Projeções mais pessimistas falam até da iminência de um “Dia Zero” no horizonte da capital mexicana, como é definida a data em que uma cidade fica desabastecida de água. No limite, se o cenário atual se mantiver, toda a mancha urbana onde vivem 22 milhões de pessoas poderia ficar sem água potável a partir do próximo dia 26 de junho.
Embora a estiagem explique parte do problema, há também uma responsabilidade do governo no agravamento da crise: a Secretaria do Meio Ambiente da cidade estima que até 40% do fornecimento de água seja desperdiçado por vazamentos na rede de distribuição, atribuídos a conexões ilegais e tubulações degradadas pelos anos, que o poder público não tem sido capaz de consertar a tempo.
Por enquanto, a ameaça de torneiras secas não teve custos políticos significativos: Sheinbaum não só venceu com folga como o Morena manteve o poder na Cidade do México com uma votação confortável. Mas tudo pode mudar rapidamente se o cenário mais ameaçador acabar confirmado.
“É uma pauta ainda subestimada, mas não é tão distante da realidade das pessoas, e é um tema de sobrevivência básica. [Sheinbaum e o Morena devem] estar correndo contra o tempo para que não ocorra e para diminuir o impacto de uma massiva falta de água, porque, se isso acontecer, é algo que vai assombrar o governo dela, e essa cobrança virá”, entende Loss.
Agenda climática pode aproximar México e Brasil
A vitória de Sheinbaum foi celebrada pelo governo Lula, que sempre manteve boa relação com AMLO. Pelas redes sociais, o líder brasileiro e a presidenta eleita trocaram elogios, projetando um horizonte de proximidade política e diplomática. Segundo a mexicana, seu país e o Brasil “são grandes nações unidas por uma visão e valores comuns”.
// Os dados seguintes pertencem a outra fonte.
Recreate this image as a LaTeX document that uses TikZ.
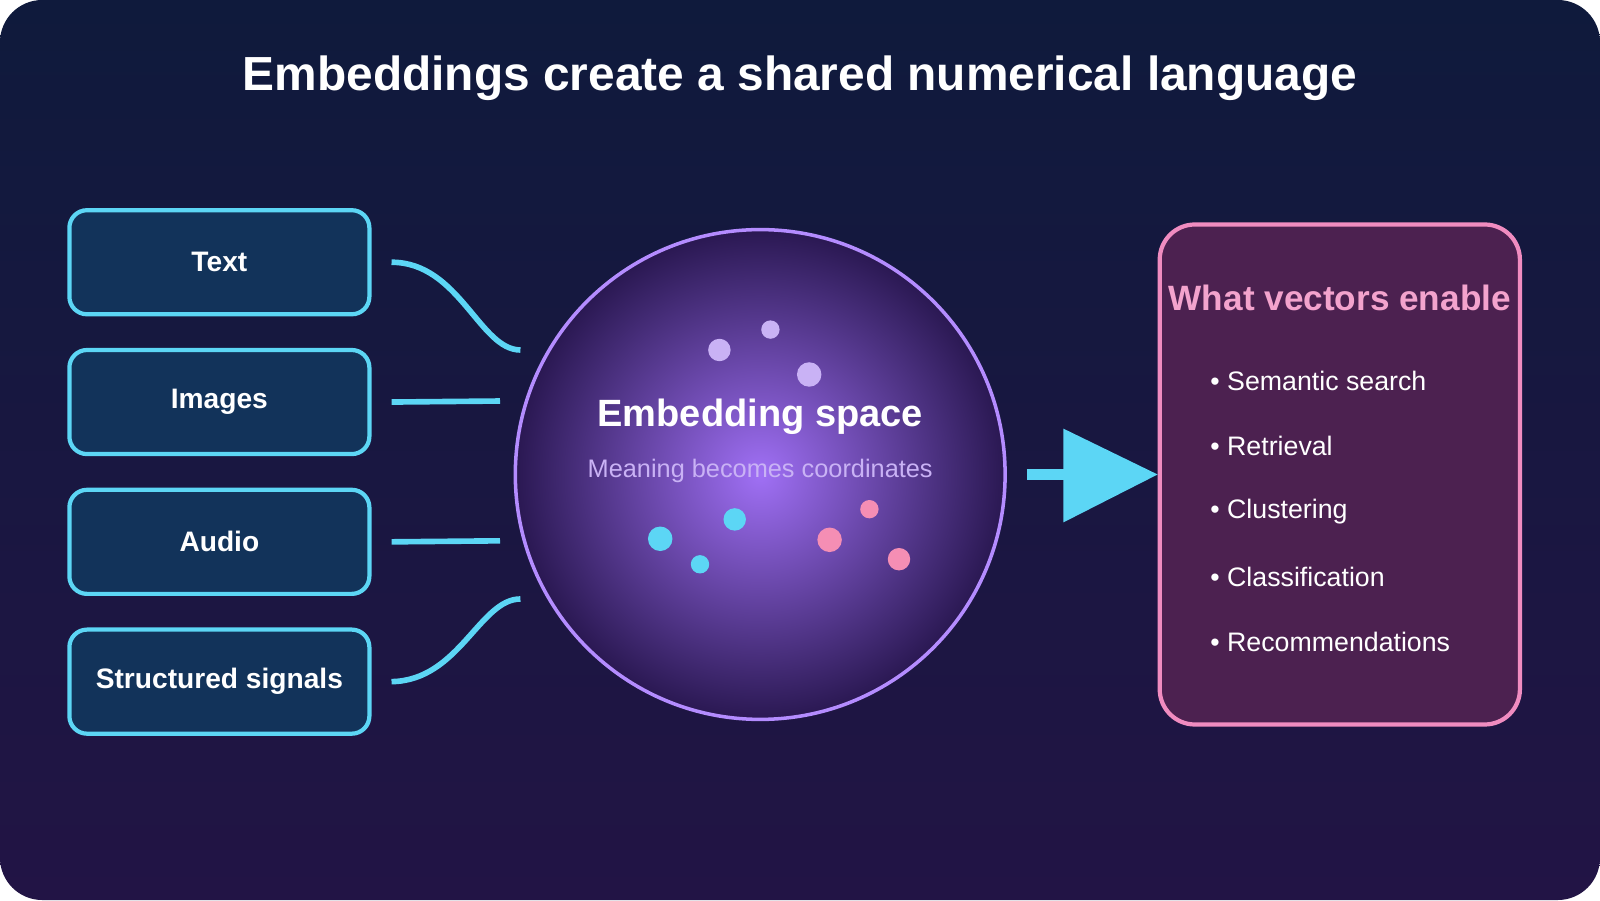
\documentclass[tikz,border=0pt]{standalone}
\usepackage{fontspec}
\setmainfont{Liberation Sans}
\usetikzlibrary{positioning}
\definecolor{bgA}{HTML}{0F1A3C}
\definecolor{bgB}{HTML}{221445}
\definecolor{boxfill}{HTML}{12335A}
\definecolor{cyanline}{HTML}{5CD6F5}
\definecolor{lav}{HTML}{C9B2F5}
\definecolor{pinkdot}{HTML}{F58EB4}
\definecolor{rfill}{HTML}{4C2150}
\definecolor{rline}{HTML}{F08CC0}
\definecolor{ring}{HTML}{B48CFF}
\definecolor{core}{HTML}{A070F5}
\definecolor{rim}{HTML}{2A1852}
\tikzset{
  src/.style={draw=cyanline, line width=1.2pt, fill=boxfill, rounded corners=5pt,
    minimum width=294*0.0102cm, minimum height=102*0.0102cm,
    text=white, font=\bfseries\fontsize{8}{10}\selectfont},
  wire/.style={cyanline, line width=1.6pt},
  item/.style={text=white, anchor=west, font=\fontsize{7.6}{9}\selectfont}
}
\begin{document}
\begin{tikzpicture}[x=0.0102cm, y=-0.0102cm]
\useasboundingbox (0,0) rectangle (1568,882);
% background
\shade[top color=bgA, bottom color=bgB, rounded corners=12pt] (0,0) rectangle (1568,882);
\node[text=white, font=\bfseries\fontsize{13.6}{16}\selectfont] (title) at (784,77) {Embeddings create a shared numerical language};

% inputs
\node[src] (text) at (215,257) {Text};
\node[src] (images) at (215,394) {Images};
\node[src] (audio) at (215,531) {Audio};
\node[src] (signals) at (215,668) {Structured signals};

% embedding space
\shade[inner color=core, outer color=rim] (745,465) circle (240);
\node[draw=ring, line width=1pt, circle, minimum size=480*0.0102cm] (space) at (745,465) {};
\node[text=white, font=\bfseries\fontsize{10.8}{13}\selectfont] (spacelbl) at (745,408) {Embedding space};
\node[text=lav, font=\fontsize{7.2}{9}\selectfont] (spacesub) at (745,462) {Meaning becomes coordinates};
\foreach \x/\y/\r in {705/343/11, 755/323/9, 793/367/12}
  \fill[lav] (\x,\y) circle (\r);
\foreach \x/\y/\r in {647/528/12, 720/509/11, 686/553/9}
  \fill[cyanline] (\x,\y) circle (\r);
\foreach \x/\y/\r in {813/529/12, 852/499/9, 881/548/11}
  \fill[pinkdot] (\x,\y) circle (\r);

% wires
\coordinate (inA) at (510,343);
\coordinate (inB) at (490,393);
\coordinate (inC) at (490,530);
\coordinate (inD) at (510,587);
\draw[wire] ([xshift=0.2cm]text.east) .. controls (450,257) and (470,343) .. (inA);
\draw[wire] ([xshift=0.2cm]images.east) -- (inB);
\draw[wire] ([xshift=0.2cm]audio.east) -- (inC);
\draw[wire] ([xshift=0.2cm]signals.east) .. controls (450,667) and (470,587) .. (inD);

% outputs
\node[draw=rline, line width=1.2pt, fill=rfill, rounded corners=10pt,
  minimum width=353*0.0102cm, minimum height=490*0.0102cm] (uses) at (1313,465) {};
\node[text=rline!80!white, font=\bfseries\fontsize{10}{12}\selectfont] (usestitle) at (1313,292) {What vectors enable};
\foreach \t [count=\i] in {Semantic search, Retrieval, Clustering, Classification, Recommendations}
  \node[item] (use\i) at (1174,309+64*\i) {\textbullet\ \t};

% arrow
\draw[cyanline, line width=3pt] ([xshift=0.2cm]space.east) -- (1045,465);
\fill[cyanline] (1042,420) -- (1042,512) -- (uses.west) -- cycle;
\end{tikzpicture}
\end{document}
Historicamente, porém, esse contato não tem sido tão próximo. “São países geograficamente distantes e que têm naturalmente uma dificuldade de se integrar por ter uma pauta econômica semelhante”, explica Nyegray.
Mas, no papel de potências latino-americanas, os dois maiores países da região têm muito a ganhar com o desfecho eleitoral, seja pela afinidade entre os dois governos ou por agendas afins, espera Loss.
Pelo menos até o final de 2025, quando o Chile realizará novas eleições, quatro dos cinco maiores PIBs da região – Brasil, Chile, México e Colômbia – estarão, com exceção da Argentina de Javier Milei, sob o comando de lideranças à esquerda, o que pode facilitar a integração regional de olho em um horizonte mais comprometido com o meio ambiente.
“Com dois governos de centro-esquerda, temos mais chance de conversar e sentar na mesma ponta da mesa para pensar em projetos conjuntos. Seria fundamental para todo o continente, já que são as duas maiores economias da América Latina”, relata Loss à Pública. “Brasil e México são muito distantes, mas isso por barreiras que nós mesmos colocamos, pois somos mais parecidos do que imaginamos”, conclui.